Les céréaliers dans la tourmente économique
(De gauche à droite) : Philippe Heusèle, secrétaire général de l'AGPB, Eric Thirouin, président et Théo Bouchardeau, directeur général adjoint. (Crédit Actuagri)

« Une vraie déflagration », « liquidation planifiée de l’agriculture française », « trésoreries dans le rouge ». Les mots du président de l’Association générale des producteurs de blé (AGPB), Éric Thirouin, ont été très durs et teintés d’une certaine émotion le 5 septembre lors de sa conférence de presse de rentrée. Il faut remonter à 1983 pour voir une récolte de blé (et autres céréales) aussi mauvaise, sachant qu’à cette époque, les rendements étaient moindres. Les prévisions font état d’une moisson autour de 25,98 millions de tonnes avec un rendement de 62 quintaux par ha (q/ha). L’an dernier, elle avait atteint 35,1 millions de tonnes avec des rendements à 74 q/ha. De plus, cette moisson catastrophique vient se cumuler à un bilan particulièrement négatif « depuis presque une dizaine d’années », a regretté Éric Thirouin. À mots à peine couverts, il a dénoncé les « impasses techniques et économiques nées de décisions politiques et idéologiques. Nos moyens de production ont été fragilisés. C’est le résultat d’une véritable liquidation planifiée de l’agriculture française ». Il a accusé les réglementations, restrictions, et interdictions « qui pleuvent sans arrêt sur nous tous depuis plus de vingt ans » : gestion de l’eau, interdiction et freins sur les nouvelles technologies (OGM, NBT/NGT), restriction des produits phytosanitaires sans alternatives.

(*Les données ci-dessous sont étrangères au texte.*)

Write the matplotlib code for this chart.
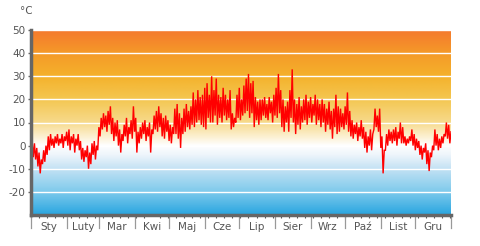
import numpy as np
import matplotlib
matplotlib.use("Agg")
import matplotlib.pyplot as plt
from matplotlib.colors import LinearSegmentedColormap
from matplotlib.transforms import blended_transform_factory

# 2-day blocks: low and high temperature (°C)
t_low = [-2, -5, -6, -9, -12, -8, -7, -4, -2, 0,
         -1, 1, 0, 1, -1, 2, 0, -2, 1, -3,
         0, -2, -6, -7, -5, -10, -8, -4, -6, -2,
         4, 7, 8, 6, 9, 5, 2, 4, 0, -3,
         2, 4, 1, 5, 3, 6, -3, 1, 3, 5,
         2, 4, -3, 5, 7, 6, 8, 4, 3, 6,
         2, 1, 5, 5, 3, -1, 5, 6, 8, 7,
         9, 8, 10, 11, 9, 8, 7, 12, 10, 10,
         13, 9, 12, 10, 13, 11, 12, 7, 8, 10,
         12, 11, 13, 14, 15, 12, 14, 8, 11, 9,
         11, 13, 12, 11, 14, 10, 13, 12, 14, 8,
         6, 10, 6, 12, 10, 5, 9, 7, 10, 11,
         9, 12, 10, 13, 9, 11, 8, 10, 6, 9,
         7, 3, 8, 5, 6, 8, 7, 9, 6, 4,
         3, 5, 2, 4, 3, -1, -3, 0, -2, 7,
         8, 6, -1, -12, -2, 0, 2, 1, 2, 0,
         3, 1, 1, 0, 1, 2, 0, -2, -1, -4,
         -6, -3, -8, -11, -5, -2, 0, -2, -1, 1,
         4, 3, 1]
t_high = [2, 1, -1, -3, -6, -2, 0, 4, 5, 3,
          4, 5, 3, 5, 4, 6, 7, 4, 5, 3,
          5, 2, -1, -2, 0, -3, 1, 2, 0, 8,
          12, 14, 13, 15, 17, 12, 10, 11, 7, 5,
          9, 12, 8, 11, 17, 12, 6, 8, 10, 11,
          8, 10, 7, 13, 15, 17, 14, 12, 13, 11,
          9, 8, 16, 18, 14, 12, 16, 18, 15, 17,
          23, 20, 24, 21, 22, 25, 27, 22, 30, 24,
          29, 22, 21, 25, 22, 20, 24, 14, 12, 22,
          25, 20, 26, 29, 31, 27, 28, 21, 19, 20,
          20, 21, 18, 21, 19, 22, 25, 31, 24, 20,
          17, 19, 24, 33, 20, 18, 21, 17, 20, 22,
          19, 21, 18, 22, 20, 18, 20, 18, 16, 19,
          15, 16, 22, 17, 16, 14, 17, 23, 15, 11,
          9, 10, 8, 11, 8, 6, 4, 7, 5, 16,
          13, 16, 4, -2, 5, 7, 6, 7, 8, 6,
          10, 8, 4, 3, 4, 7, 5, 3, 2, 0,
          -1, 1, -2, -3, 0, 7, 5, 3, 4, 5,
          10, 9, 6]

months = ["Sty", "Luty", "Mar", "Kwi", "Maj", "Cze",
          "Lip", "Sier", "Wrz", "Paź", "List", "Gru"]
month_days = [31, 28, 31, 30, 31, 30, 31, 31, 30, 31, 30, 31]
y_ticks = [-20, -10, 0, 10, 20, 30, 40, 50]

# build zigzag series
xs, ys = [], []
for i, (lo, hi) in enumerate(zip(t_low, t_high)):
    xs += [2 * i, 2 * i + 1]
    ys += [lo, hi]
xs = np.array(xs, dtype=float)
xs = np.clip(xs, 0, 365)

fig = plt.figure(figsize=(4.8, 2.46), dpi=100)
ax = fig.add_axes([31 / 480, 31 / 246, 420 / 480, 185 / 246])

# gradient background
stops = [(-30, "#2aa6e0"), (-20, "#7fcaec"), (-10, "#c4e2f4"), (-4, "#eef5fb"),
         (0, "#ffffff"), (4, "#fcf0d0"), (10, "#f7da8c"), (20, "#f4c752"),
         (30, "#f4b22c"), (40, "#f59a28"), (50, "#f47a2e")]
cmap = LinearSegmentedColormap.from_list(
    "bg", [((v + 30) / 80, c) for v, c in stops])
grad = np.linspace(0, 1, 400).reshape(-1, 1)
ax.imshow(grad, extent=[0, 365, -30, 50], origin="lower", aspect="auto",
          cmap=cmap, zorder=0, interpolation="bilinear")

for yv in y_ticks:
    ax.axhline(yv, color="white", lw=1.0, zorder=1)

ax.plot(xs, ys, color="#ff0000", lw=1.0, zorder=3, solid_joinstyle="miter")

ax.set_xlim(0, 365)
ax.set_ylim(-30, 50)

for s in ["top", "right"]:
    ax.spines[s].set_visible(False)
for s in ["left", "bottom"]:
    ax.spines[s].set_color("#666666")
    ax.spines[s].set_linewidth(2.5)
    ax.spines[s].set_zorder(5)

ax.set_yticks(y_ticks)
ax.set_yticklabels([str(v) for v in y_ticks])
ax.tick_params(axis="y", length=2, width=1, color="#666666", labelcolor="#555555",
               labelsize=7.5, pad=2)

starts = np.cumsum([0] + month_days[:-1])
centers = starts + np.array(month_days) / 2
ax.set_xticks(centers)
ax.set_xticklabels(months)
ax.tick_params(axis="x", which="major", length=0, labelcolor="#555555",
               labelsize=7.5, pad=5)
ax.set_xticks(np.arange(0, 366, 7), minor=True)
ax.tick_params(axis="x", which="minor", length=2, width=0.8, color="#555555")

trans = blended_transform_factory(ax.transData, ax.transAxes)
for b in list(starts) + [365]:
    ax.plot([b, b], [-0.013, -0.07], color="#999999", lw=0.9,
            transform=trans, clip_on=False)

fig.text(20 / 480, 1 - 11 / 246, "°C", color="#555555", fontsize=7.5,
         va="center", ha="left")

fig.savefig("out.png", dpi=100)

Surfaces céréalières en recul

Plus inquiétante est la baisse des surfaces céréalières qui ont chuté d’un million d’ha en dix ans. Les céréaliers français ont-ils atteint un point de non-retour ? Le président de l’AGPB veut encore garder l’espoir mais les trésoreries sont à sec. « Il manque entre 50 000 et 100 000 euros par exploitation pour une ferme d’environ 130-150 ha », a expliqué Éric Thirouin. Il s’inquiète que depuis deux ans, l’écart se creuse entre le coût de production et le prix payé à l’agriculteur au départ de la ferme. Autour de 200 euros/tonne en 2022, le coût de production a grimpé cette année à 309 euros/t. Le prix payé au céréalier est passé dans le même temps de 195 euros/t à 175 euros. « L’effet ciseaux dévastateur s’amplifie ». Pour l’ensemble du secteur céréalier français, la facture est salée : « il manque 3 milliards d’euros », a estimé Éric Thirouin tablant sur un résultat économique des fermes céréalières pire qu’en 2016. Pour franchir ce cap, l’association spécialisée de la FNSEA demande la mise en place de Prêts garantis de l’État (PGE) « pour l’ensemble des exploitations qui en ont besoin », a demandé Éric Thirouin. Conscient que cette décision d’ordre conjoncturel peut être à double tranchant, il veut croire qu’une telle mesure permettra à de nombreux agriculteurs « de passer le cap. C’est leur donner une chance d’être encore là l’an prochain, car beaucoup ont envie de jeter l’éponge. Il faut arrêter la casse maintenant où il sera trop tard », a-t-il conclu, appelant les « politiques à retourner la table, à changer de stratégie et à définir une vision cohérente » pour l’agriculture française. Un message qu’il fera passer au prochain ministre de l’Agriculture.